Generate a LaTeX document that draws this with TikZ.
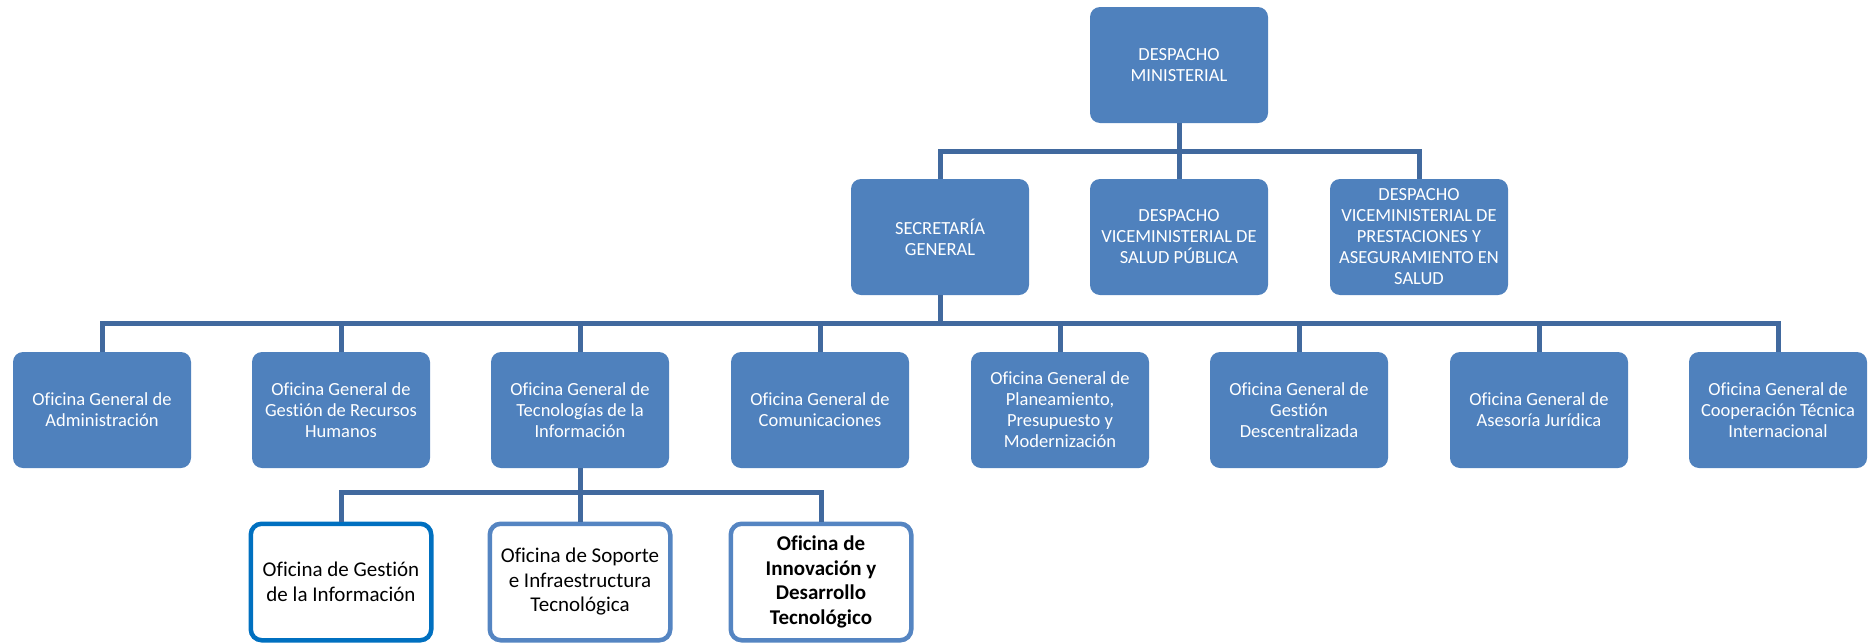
\documentclass[tikz,border=0pt]{standalone}
\usepackage{fontspec}
\setmainfont{Carlito}[Ligatures={NoCommon}]
\definecolor{boxfill}{HTML}{4F81BD}
\definecolor{connc}{HTML}{41699E}
\definecolor{darkb}{HTML}{0070C0}
\definecolor{lightb}{HTML}{5585C2}
\tikzset{
  bluebox/.style={fill=boxfill, rounded corners=10pt, minimum width=178pt, minimum height=116pt,
    text=white, align=center, inner sep=2pt, font=\fontsize{18.5}{21}\selectfont},
  whitebox/.style={fill=white, draw=lightb, line width=4.5pt, rounded corners=11pt,
    minimum width=180.5pt, minimum height=116.5pt, text=black, align=center, inner sep=2pt,
    font=\fontsize{21}{24.5}\selectfont},
  conn/.style={draw=connc, line width=5pt, line join=miter}
}
\begin{document}
\begin{tikzpicture}[x=1pt,y=1pt]
\useasboundingbox (0,0) rectangle (1868,-643);
% row 1
\node[bluebox] (dm) at (1179,-65) {DESPACHO\\MINISTERIAL};
% row 2
\node[bluebox] (sg) at (940,-237) {SECRETARÍA\\GENERAL};
\node[bluebox] (vsp) at (1179,-237) {DESPACHO\\VICEMINISTERIAL DE\\SALUD PÚBLICA};
\node[bluebox] (vps) at (1419,-237) {DESPACHO\\VICEMINISTERIAL DE\\PRESTACIONES Y\\ASEGURAMIENTO EN\\SALUD};
% row 3
\node[bluebox] (o1) at (102,-410) {Oficina General de\\Administración};
\node[bluebox] (o2) at (341,-410) {Oficina General de\\Gestión de Recursos\\Humanos};
\node[bluebox] (o3) at (580,-410) {Oficina General de\\Tecnologías de la\\Información};
\node[bluebox] (o4) at (820,-410) {Oficina General de\\Comunicaciones};
\node[bluebox] (o5) at (1060,-410) {Oficina General de\\Planeamiento,\\Presupuesto y\\Modernización};
\node[bluebox] (o6) at (1299,-410) {Oficina General de\\Gestión\\Descentralizada};
\node[bluebox] (o7) at (1539,-410) {Oficina General de\\Asesoría Jurídica};
\node[bluebox] (o8) at (1778,-410) {Oficina General de\\Cooperación Técnica\\Internacional};
% row 4
\node[whitebox, draw=darkb] (t1) at (341,-582) {Oficina de Gestión\\de la Información};
\node[whitebox] (t2) at (580,-582) {Oficina de Soporte\\e Infraestructura\\Tecnológica};
\node[whitebox, font=\fontsize{21}{24.5}\selectfont\bfseries] (t3) at (821,-582) {Oficina de\\Innovación y\\Desarrollo\\Tecnológico};
% bar levels
\coordinate (b1) at (0,-151);
\coordinate (b2) at (0,-323);
\coordinate (b3) at (0,-492);
% connectors level 1
\draw[conn] (dm.south) -- (dm.south |- b1);
\draw[conn] (sg.north) -- (sg.north |- b1) -- (vps.north |- b1) -- (vps.north);
\draw[conn] (vsp.north) -- (vsp.north |- b1);
% connectors level 2
\draw[conn] (sg.south) -- (sg.south |- b2);
\draw[conn] (o1.north) -- (o1.north |- b2) -- (o8.north |- b2) -- (o8.north);
\foreach \n in {o2,o3,o4,o5,o6,o7} \draw[conn] (\n.north) -- (\n.north |- b2);
% connectors level 3
\draw[conn] (o3.south) -- (o3.south |- b3);
\draw[conn] (t1.north) -- (t1.north |- b3) -- (t3.north |- b3) -- (t3.north);
\draw[conn] (t2.north) -- (t2.north |- b3);
\end{tikzpicture}
\end{document}
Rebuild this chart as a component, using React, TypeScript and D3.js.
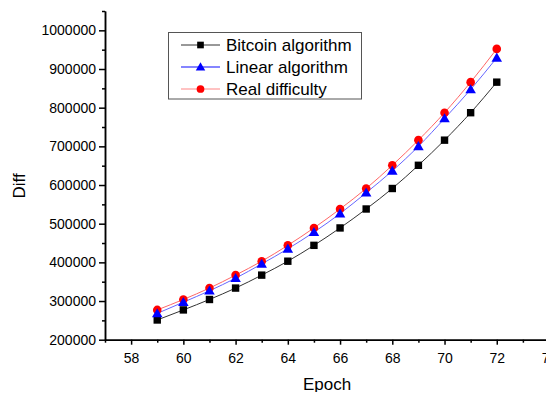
import React, { useRef, useEffect } from 'react';
import * as d3 from 'd3';

// epochs on the x axis
const epochs = [59, 60, 61, 62, 63, 64, 65, 66, 67, 68, 69, 70, 71, 72];

// series
const bitcoinAlg = [251000, 277000, 304000, 333500, 367000, 403000, 444000, 489000, 538000, 591000, 651000, 716000, 787000, 866000];
const linearAlg = [268000, 297000, 326500, 359000, 396000, 435000, 478000, 526000, 580000, 636500, 700000, 772000, 847000, 929000];
const realDiff = [277000, 304000, 333500, 367000, 403000, 444000, 489000, 538000, 591000, 651000, 716000, 787000, 866000, 952000];

const xTicks = [58, 60, 62, 64, 66, 68, 70, 72, 74];
const yTicks = [200000, 300000, 400000, 500000, 600000, 700000, 800000, 900000, 1000000];

const seriesNames = ['Bitcoin algorithm', 'Linear algorithm', 'Real difficulty'];

export default function App() {
  const svgRef = useRef<SVGSVGElement>(null);

  useEffect(() => {
    if (!svgRef.current) return;
    const width = 554;
    const height = 400;
    const svg = d3.select(svgRef.current).attr('width', width).attr('height', height);
    svg.selectAll('*').remove();

    const margins = { top: 11, left: 105, right: 5, bottom: 60 };

    //scales
    const xScale = d3.scaleLinear().domain([57, 74]).range([margins.left, 549]);
    const yScale = d3.scaleLinear().domain([200000, 1050000]).range([339.7, margins.top]);

    const font = 'Arial, "Liberation Sans", sans-serif';

    //axes
    const xAxis = d3.axisBottom(xScale).tickValues(xTicks).tickSize(5).tickSizeOuter(0).tickPadding(8)
      .tickFormat(d => `${d}`);
    const xMinor = d3.axisBottom(xScale).tickValues(d3.range(57, 74, 2)).tickSize(3).tickSizeOuter(0).tickFormat(() => '');
    const yAxis = d3.axisLeft(yScale).tickValues(yTicks).tickSize(6).tickSizeOuter(0).tickPadding(3)
      .tickFormat(d => `${d}`);
    const yMinor = d3.axisLeft(yScale).tickValues(d3.range(250000, 1050001, 100000)).tickSize(3).tickSizeOuter(0).tickFormat(() => '');

    const styleAxis = (g: any) => {
      g.select('.domain').attr('stroke', '#000').attr('stroke-width', 1.5);
      g.selectAll('line').attr('stroke', '#000').attr('stroke-width', 1.5);
      g.selectAll('text').attr('fill', '#000').attr('font-size', 14).attr('font-family', font);
    };

    svg.append('g').attr('transform', 'translate(0,339.7)').call(xMinor).call(styleAxis);
    svg.append('g').attr('transform', 'translate(0,339.7)').call(xAxis).call(styleAxis);
    svg.append('g').attr('transform', `translate(${margins.left},0)`).call(yMinor).call(styleAxis);
    svg.append('g').attr('transform', `translate(${margins.left},0)`).call(yAxis).call(styleAxis);

    //axis titles
    svg.append('text').attr('x', 327).attr('y', 390).attr('text-anchor', 'middle')
      .attr('font-size', 17).attr('font-family', font).text('Epoch');
    svg.append('text').attr('transform', 'translate(25,186) rotate(-90)').attr('text-anchor', 'middle')
      .attr('font-size', 17).attr('font-family', font).text('Diff');

    const lineColors = ['#333333', '#6666ff', '#ff6666'];
    const markColors = ['#000000', '#0000ff', '#ff0000'];
    const seriesData = [bitcoinAlg, linearAlg, realDiff];

    const line = d3.line<number>()
      .x((_, i) => xScale(epochs[i]))
      .y(d => yScale(d))
      .curve(d3.curveMonotoneX);

    const drawMarker = (g: any, kind: number, x: number, y: number, s: number) => {
      if (kind === 0) {
        g.append('rect').attr('x', x - 3.7 * s).attr('y', y - 3.7 * s).attr('width', 7.4 * s).attr('height', 7.4 * s)
          .attr('fill', markColors[0]);
      } else if (kind === 1) {
        const sym = d3.symbol().type(d3.symbolTriangle).size(48 * s * s);
        g.append('path').attr('d', sym()).attr('transform', `translate(${x},${y + 0.8})`).attr('fill', markColors[1]);
      } else {
        g.append('circle').attr('cx', x).attr('cy', y).attr('r', 4.3 * s).attr('fill', markColors[2]);
      }
    };

    seriesData.forEach((vals, k) => {
      svg.append('path').datum(vals).attr('fill', 'none').attr('stroke', lineColors[k])
        .attr('stroke-width', 1).attr('d', line);
    });
    // draw markers black first, then red, then blue on top (as in the reference)
    [0, 2, 1].forEach(k => {
      const g = svg.append('g');
      seriesData[k].forEach((v, i) => drawMarker(g, k, xScale(epochs[i]), yScale(v), 1));
    });

    //legend
    const legend = svg.append('g');
    legend.append('rect').attr('x', 168.5).attr('y', 32.5).attr('width', 193).attr('height', 66.5)
      .attr('fill', '#fff').attr('stroke', '#555').attr('stroke-width', 1);
    seriesNames.forEach((name, k) => {
      const y = 45 + k * 22;
      legend.append('line').attr('x1', 181).attr('x2', 220).attr('y1', y).attr('y2', y)
        .attr('stroke', lineColors[k]).attr('stroke-width', k === 1 ? 2 : 1).attr('stroke-opacity', k === 0 ? 1 : 0.8);
      drawMarker(legend, k, 200.5, y, 0.9);
      legend.append('text').attr('x', 226).attr('y', y + 6).attr('font-size', 17).attr('font-family', font)
        .attr('fill', '#000').text(name);
    });
  }, []);

  return (
    <div style={{ width: 554, height: 400, margin: -8, background: '#fff' }}>
      <svg ref={svgRef} style={{ display: 'block' }} />
    </div>
  );
}
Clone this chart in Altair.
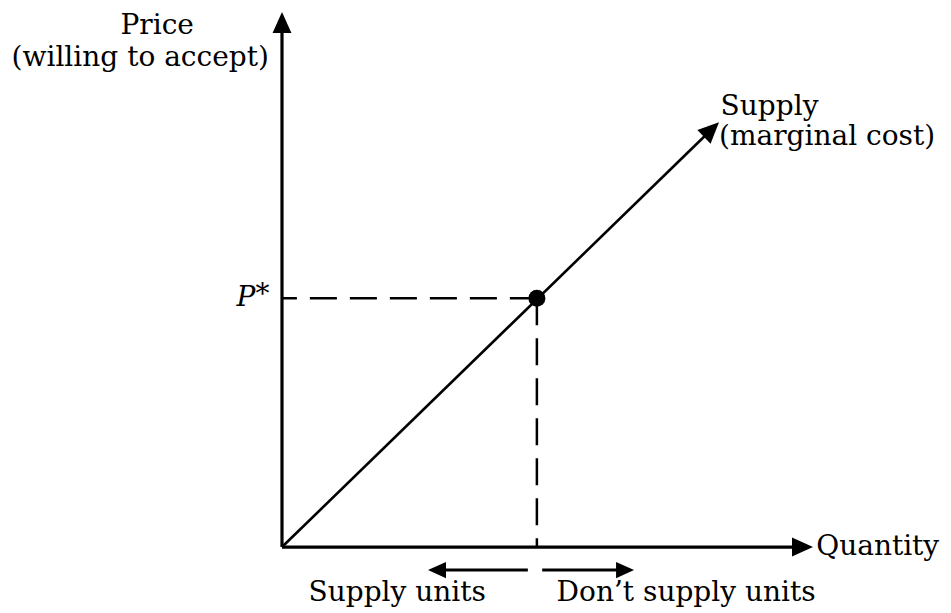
import math
import altair as alt
import pandas as pd

# ---- data (economic diagram coordinates) ----
axis_end_q = 100.0          # end of quantity axis (arrow tip)
axis_end_p = 100.0          # end of price axis (arrow tip)
q_star = 48.0               # equilibrium quantity
p_star = 46.5               # equilibrium price P*
supply_end_q = 82.3         # supply curve end (arrow tip)
supply_end_p = 79.4
arrow_row_p = -4.3          # level of the two small arrows under the axis
left_arrow_q = [46.3, 27.5]   # start, tip
right_arrow_q = [49.0, 66.3]  # start, tip

labels_text = ["Price", "(willing to accept)", "Supply", "(marginal cost)",
               "Quantity", "Supply units", "Don\u2019t supply units"]

# ---- layout ----
W, H = 935, 605
X_DOM = [-51.60, 124.48]
Y_DOM = [-12.33, 100.75]
KX = W / (X_DOM[1] - X_DOM[0])
KY = H / (Y_DOM[1] - Y_DOM[0])
FONT = "DejaVu Serif"
FS = 28

xs = alt.Scale(domain=X_DOM, nice=False, zero=False)
ys = alt.Scale(domain=Y_DOM, nice=False, zero=False)


def seg(q1, p1, q2, p2, **mk):
    df = pd.DataFrame({"q": [q1], "p": [p1], "q2": [q2], "p2": [p2]})
    return alt.Chart(df).mark_rule(color="black", strokeCap="butt", **mk).encode(
        x=alt.X("q:Q", scale=xs, axis=None),
        y=alt.Y("p:Q", scale=ys, axis=None),
        x2="q2:Q", y2="p2:Q")


HEAD = "M0,-1L0.9,1L-0.9,1Z"


def head(q, p, angle, length):
    a = math.radians(angle)
    ux, uy = math.sin(a), -math.cos(a)
    df = pd.DataFrame({"q": [q], "p": [p]})
    return alt.Chart(df).mark_point(
        shape=HEAD, filled=True, fill="black", stroke="black", strokeWidth=0,
        opacity=1, size=length ** 2, angle=angle % 360,
        xOffset=-ux * length / 2, yOffset=-uy * length / 2).encode(
        x=alt.X("q:Q", scale=xs, axis=None),
        y=alt.Y("p:Q", scale=ys, axis=None))


def txt(q, p, s, align="left", baseline="alphabetic", italic=False, dx=0, dy=0):
    df = pd.DataFrame({"q": [q], "p": [p], "t": [s]})
    kw = {}
    if italic:
        kw["fontStyle"] = "italic"
    return alt.Chart(df).mark_text(font=FONT, fontSize=FS, color="black",
                                   align=align, baseline=baseline,
                                   dx=dx, dy=dy, **kw).encode(
        x=alt.X("q:Q", scale=xs, axis=None),
        y=alt.Y("p:Q", scale=ys, axis=None),
        text="t:N")


L_MAIN = 21
L_SMALL = 18
sup_angle = math.degrees(math.atan2(supply_end_q * KX, supply_end_p * KY))
sa = math.radians(sup_angle)

layers = [
    # dashed guides
    seg(q_star, p_star, 0, p_star, strokeWidth=2.5, strokeDash=[27, 13]),
    seg(q_star, p_star, q_star, 0, strokeWidth=2.5, strokeDash=[27, 13]),
    # axes
    seg(0, 0, 0, axis_end_p, strokeWidth=3.2, y2Offset=L_MAIN / 2),
    seg(0, 0, axis_end_q, 0, strokeWidth=3.2, x2Offset=-L_MAIN / 2),
    # supply curve
    seg(0, 0, supply_end_q, supply_end_p, strokeWidth=2.6,
        x2Offset=-math.sin(sa) * L_MAIN / 2, y2Offset=math.cos(sa) * L_MAIN / 2),
    # small arrows
    seg(left_arrow_q[0], arrow_row_p, left_arrow_q[1], arrow_row_p,
        strokeWidth=3, x2Offset=L_SMALL / 2),
    seg(right_arrow_q[0], arrow_row_p, right_arrow_q[1], arrow_row_p,
        strokeWidth=3, x2Offset=-L_SMALL / 2),
    # arrow heads
    head(0, axis_end_p, 0, L_MAIN),
    head(axis_end_q, 0, 90, L_MAIN),
    head(supply_end_q, supply_end_p, sup_angle, L_MAIN),
    head(left_arrow_q[1], arrow_row_p, 270, L_SMALL),
    head(right_arrow_q[1], arrow_row_p, 90, L_SMALL),
]

# equilibrium point
pt = pd.DataFrame({"q": [q_star], "p": [p_star]})
layers.append(alt.Chart(pt).mark_point(shape="circle", filled=True, fill="black",
                                       opacity=1, size=290, strokeWidth=0).encode(
    x=alt.X("q:Q", scale=xs, axis=None), y=alt.Y("p:Q", scale=ys, axis=None)))

# labels
layers += [
    txt(-23.5, 95.8, labels_text[0], align="center"),
    txt(-26.7, 89.9, labels_text[1], align="center"),
    txt(82.6, 80.8, labels_text[2]),
    txt(82.3, 75.1, labels_text[3]),
    txt(100.6, 0, labels_text[4], baseline="middle"),
    txt(21.7, -10.1, labels_text[5], align="center"),
    txt(76.1, -10.1, labels_text[6], align="center"),
    txt(-5.0, p_star, "P", align="right", baseline="middle", italic=True),
    txt(-5.0, p_star, "*", align="left", baseline="middle", dx=0, dy=-3),
]

chart = alt.layer(*layers).properties(
    width=W, height=H, padding=0,
    autosize=alt.AutoSizeParams(type="none"),
    background="white",
).configure_view(stroke=None)

chart.save("out.html", embed_options={"renderer": "svg", "actions": False})
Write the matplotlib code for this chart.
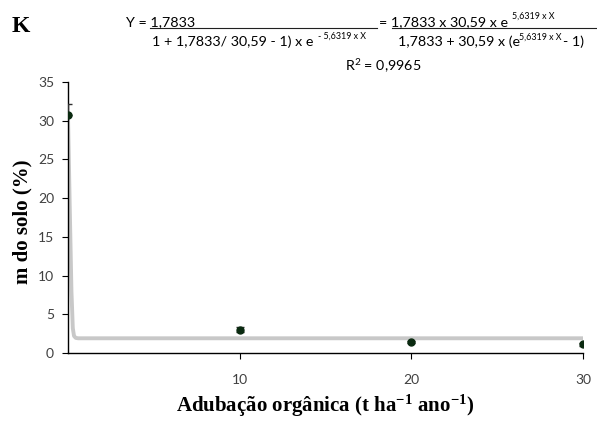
import matplotlib
matplotlib.use("Agg")
import matplotlib.pyplot as plt
from matplotlib.lines import Line2D

# ===========================================================
# Données
# ===========================================================
doses = [0, 10, 20, 30]
m_solo = [30.8, 3.0, 1.4, 1.1]
erro_bas = [0.0, 0.35, 0.15, 0.15]
erro_haut = [1.4, 0.35, 0.15, 0.15]

# courbe ajustée
curve_x = [0, 0.1, 0.2, 0.28, 0.35, 0.45, 0.6, 30]
curve_y = [30.6, 19.0, 8.0, 3.2, 2.2, 1.95, 1.9, 1.9]

x_ticks = [10, 20, 30]
y_ticks = [0, 5, 10, 15, 20, 25, 30, 35]

W, H = 597, 432


def px(x, y):
    return x / W, 1 - y / H


plt.rcParams["mathtext.fontset"] = "custom"
plt.rcParams["mathtext.rm"] = "Lato"
plt.rcParams["mathtext.it"] = "Lato"
plt.rcParams["mathtext.bf"] = "Liberation Serif:bold"

fig = plt.figure(figsize=(W / 100, H / 100), dpi=100)
ax = fig.add_axes([68 / W, 1 - 353 / H, (583 - 68) / W, (353 - 82) / H])

ax.plot(curve_x, curve_y, color="#c8c8c8", lw=2.8, solid_capstyle="butt", zorder=2)
ax.errorbar(doses, m_solo, yerr=[erro_bas, erro_haut], fmt="o", color="#0a2a10", ms=5,
            ecolor="#303030", elinewidth=1, capsize=3, zorder=3)

ax.set_xlim(0, 30)
ax.set_ylim(0, 35)
ax.set_xticks(x_ticks)
ax.set_yticks(y_ticks)
ax.tick_params(direction="out", length=4, color="black", labelsize=10,
               labelcolor="#404040")
ax.tick_params(axis="x", pad=11)
ax.tick_params(axis="y", pad=6)
for s in ["top", "right"]:
    ax.spines[s].set_visible(False)
for s in ["left", "bottom"]:
    ax.spines[s].set_color("black")
    ax.spines[s].set_linewidth(1)
for lab in ax.get_xticklabels() + ax.get_yticklabels():
    lab.set_family("Lato")

# Titres des axes
fig.text(*px(325, 406), "Adubação orgânica (t ha$^{\\mathbf{-1}}$ ano$^{\\mathbf{-1}}$)",
         family="Liberation Serif", fontweight="bold", fontsize=15,
         ha="center", va="center")
fig.text(*px(22, 222), "m do solo (%)", family="Liberation Serif", fontweight="bold",
         fontsize=15, rotation=90, ha="center", va="center")

# ===========================================================
# Équation
# ===========================================================
fs = 10.3
fs_sup = 6.4
fig.text(*px(12, 26), "K", family="Liberation Serif", fontweight="bold",
         fontsize=17, va="center")
fig.text(*px(126, 22), "Y = 1,7833", family="Lato", fontsize=fs, va="center")
fig.text(*px(152, 42), "1 + 1,7833/ 30,59 - 1) x e", family="Lato", fontsize=fs, va="center")
fig.text(*px(318, 36), "- 5,6319 x X", family="Lato", fontsize=fs_sup, va="center")
fig.text(*px(379, 22), "= 1,7833 x 30,59 x e", family="Lato", fontsize=fs, va="center")
fig.text(*px(512, 16), "5,6319 x X", family="Lato", fontsize=fs_sup, va="center")
fig.text(*px(398, 42), "1,7833 + 30,59 x (e", family="Lato", fontsize=fs, va="center")
fig.text(*px(519, 37), "5,6319 x X", family="Lato", fontsize=fs_sup, va="center")
fig.text(*px(563, 42), "- 1)", family="Lato", fontsize=fs, va="center")
fig.add_artist(Line2D([150 / W, 377 / W], [1 - 28 / H] * 2, color="#202020", lw=0.8))
fig.add_artist(Line2D([392 / W, 597 / W], [1 - 28 / H] * 2, color="#202020", lw=0.8))
fig.text(*px(345, 66), "R$^2$ = 0,9965", family="Lato", fontsize=fs, va="center")

fig.savefig("out.png", dpi=100)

- Work instructions: Take the lines above starting at the one containing "Rebuild this chart" and ending at the one containing "70, 71, 72];", and print them again exactly, without pictures.

- Correct result:
Rebuild this chart as a component, using React, TypeScript and D3.js.
import React, { useRef, useEffect } from 'react';
import * as d3 from 'd3';

// epochs on the x axis
const epochs = [59, 60, 61, 62, 63, 64, 65, 66, 67, 68, 69, 70, 71, 72];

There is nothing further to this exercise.